Note though, I do not agree with this particular right (that of bearing arms, visibly so, at a protest), but the so called right leaning people are very enamored by this one and were very vocal about it just yesterday. Suddenly those same people seem to be equivocating about it now.

The people who were supportive of bringing assault rifles to contentious public rallies are now falling over themselves to blame Alex Pretti.

Touching a 'police officer' had nothing to do with the killing. Had he touched his own behind the same thing could have transpired. What killed him is the political support for ICE to be beyond accountability and the license for violence.

In this atmosphere anyone killed by ICE is automatically a homegrown terrorist, if by nothing else, by presidential fiat.

In this specific case, considering the video evidence, I agree with you 100%. There was no valid no justifiable reason to murder that man.
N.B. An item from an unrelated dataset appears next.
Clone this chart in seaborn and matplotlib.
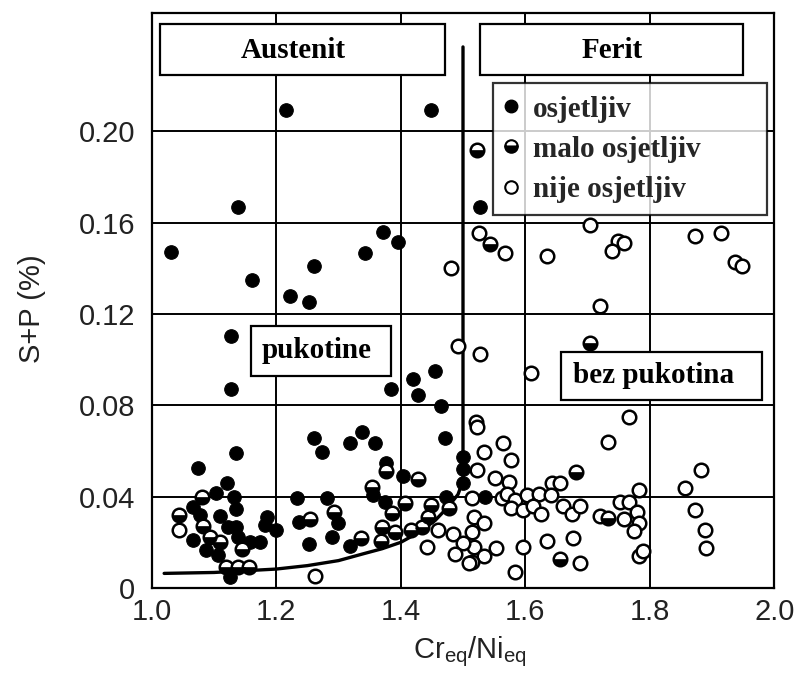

I still think, in general, when going out looking for confrontation (whether that be against the police or even just a bar fight) that the firearms should be left at home.

> I still think, in general, when going out looking for confrontation (whether that be against the police or even just a bar fight) that the firearms should be left at home.
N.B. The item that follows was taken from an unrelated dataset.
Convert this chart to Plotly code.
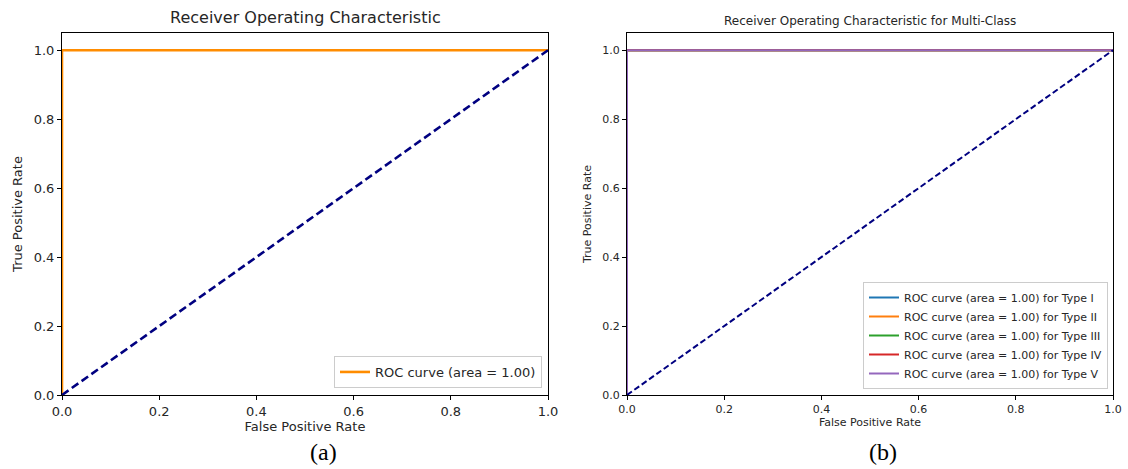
import plotly.graph_objects as go

# ---- data ----
fpr = [0.0, 0.0, 1.0]
tpr = [0.0, 1.0, 1.0]
chance_x = [0.0, 1.0]
chance_y = [0.0, 1.0]
auc_single = 1.00
class_names = ["Type I", "Type II", "Type III", "Type IV", "Type V"]
class_auc = [1.00, 1.00, 1.00, 1.00, 1.00]
class_fpr = [[0.0, 0.0, 1.0]] * 5
class_tpr = [[0.0, 1.0, 1.0]] * 5
class_colors = ["#1f77b4", "#ff7f0e", "#2ca02c", "#d62728", "#9467bd"]
xticks = [0.0, 0.2, 0.4, 0.6, 0.8, 1.0]
yticks = [0.0, 0.2, 0.4, 0.6, 0.8, 1.0]

W, H = 1128, 469
FONT = "DejaVu Sans"
TXT = "#262626"

fig = go.Figure()

# Left panel
fig.add_trace(go.Scatter(x=fpr, y=tpr, mode="lines",
                         line=dict(color="#ff8c00", width=2.6),
                         name=f"ROC curve (area = {auc_single:.2f})",
                         xaxis="x", yaxis="y", legend="legend"))
fig.add_trace(go.Scatter(x=chance_x, y=chance_y, mode="lines",
                         line=dict(color="#000080", width=2.6, dash="8px,4px"),
                         showlegend=False, xaxis="x", yaxis="y"))

# Right panel
for name, a, fx, ty, c in zip(class_names, class_auc, class_fpr, class_tpr, class_colors):
    fig.add_trace(go.Scatter(x=fx, y=ty, mode="lines",
                             line=dict(color=c, width=2),
                             name=f"ROC curve (area = {a:.2f}) for {name}",
                             xaxis="x2", yaxis="y2", legend="legend2"))
fig.add_trace(go.Scatter(x=chance_x, y=chance_y, mode="lines",
                         line=dict(color="#000080", width=2, dash="6px,3px"),
                         showlegend=False, xaxis="x2", yaxis="y2"))

def ax(domain, fs, anchor, title, standoff):
    return dict(domain=domain, anchor=anchor, range=[0, 1.0], automargin=False,
                tickvals=xticks, ticktext=[f"{v:.1f}" for v in xticks],
                ticks="outside", ticklen=4, tickcolor="black", tickwidth=1,
                showline=True, linecolor="black", linewidth=1, mirror=True,
                showgrid=False, zeroline=False,
                tickfont=dict(family=FONT, size=fs, color=TXT),
                title=dict(text=title, font=dict(family=FONT, size=fs, color=TXT), standoff=standoff))

def ay(domain, fs, anchor, title, standoff):
    return dict(domain=domain, anchor=anchor, range=[0, 1.05], automargin=False,
                tickvals=yticks, ticktext=[f"{v:.1f}" for v in yticks],
                ticks="outside", ticklen=4, tickcolor="black", tickwidth=1,
                showline=True, linecolor="black", linewidth=1, mirror=True,
                showgrid=False, zeroline=False,
                tickfont=dict(family=FONT, size=fs, color=TXT),
                title=dict(text=title, font=dict(family=FONT, size=fs, color=TXT), standoff=standoff))

yd = [1 - 395 / H, 1 - 33 / H]
fig.update_layout(
    width=W, height=H,
    margin=dict(l=0, r=0, t=0, b=0),
    paper_bgcolor="white", plot_bgcolor="white",
    xaxis=ax([62 / W, 548 / W], 13, "y", "False Positive Rate", 4),
    yaxis=ay(yd, 13, "x", "True Positive Rate", 8),
    xaxis2=ax([627 / W, 1113 / W], 11, "y2", "False Positive Rate", 3),
    yaxis2=ay(yd, 11, "x2", "True Positive Rate", 8),
    legend=dict(x=542 / W, y=1 - 388 / H, xanchor="right", yanchor="bottom",
                bgcolor="rgba(255,255,255,0.8)", bordercolor="#cccccc", borderwidth=1,
                font=dict(family=FONT, size=13, color=TXT)),
    legend2=dict(x=1108 / W, y=1 - 389 / H, xanchor="right", yanchor="bottom",
                 bgcolor="rgba(255,255,255,0.8)", bordercolor="#cccccc", borderwidth=1,
                 font=dict(family=FONT, size=11, color=TXT), tracegroupgap=0),
    annotations=[
        dict(text="Receiver Operating Characteristic", x=305 / W, y=1 - 18 / H,
             xref="paper", yref="paper", showarrow=False, xanchor="center", yanchor="middle",
             font=dict(family=FONT, size=16, color=TXT)),
        dict(text="Receiver Operating Characteristic for Multi-Class", x=870 / W, y=1 - 21 / H,
             xref="paper", yref="paper", showarrow=False, xanchor="center", yanchor="middle",
             font=dict(family=FONT, size=12, color=TXT)),
        dict(text="(a)", x=323 / W, y=1 - 452 / H, xref="paper", yref="paper",
             showarrow=False, xanchor="center", yanchor="middle",
             font=dict(family="Liberation Serif", size=24, color="black")),
        dict(text="(b)", x=883 / W, y=1 - 452 / H, xref="paper", yref="paper",
             showarrow=False, xanchor="center", yanchor="middle",
             font=dict(family="Liberation Serif", size=24, color="black")),
    ],
)

fig.write_html("out.html")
How do you exercise your 2A rights without your firearms? If you leave them at home, then you aren’t exercising the right, and if you show up in public with a firearm staying out of the way of law enforcement with your hands visible the entire time, then you are exercising those rights i.e. “looking for confrontation”.

In general, I think it’s nonsensical that people can exercise their rights but not in a way that a tyrannical regime might persecute them for—by definition, that’s not exercising rights it’s yielding them to the government.

In complete agreement regarding carrying fire arms to an emotionally charged protest.
> Even if you're right, you're still dead.

Yes, this is the entire point: the left is saying "the government shouldn't murder citizens for exercising their legal rights", and the right is saying "if you exercise your legal rights, it's your fault if the government murders you" (or at least "that's the risk you run").

If American patriotism has anything at all to do with valuing freedom from tyranny and oppression, then the right-wing mindset ("you might have the 'legal right' to film an officer, but the state might murder you for it") seems aggressively un-American. Specifically, if you have "the right to do X but the government might murder you for doing X" then you don't really have the right to do X by definition.

Lots of things that are legal are deadly.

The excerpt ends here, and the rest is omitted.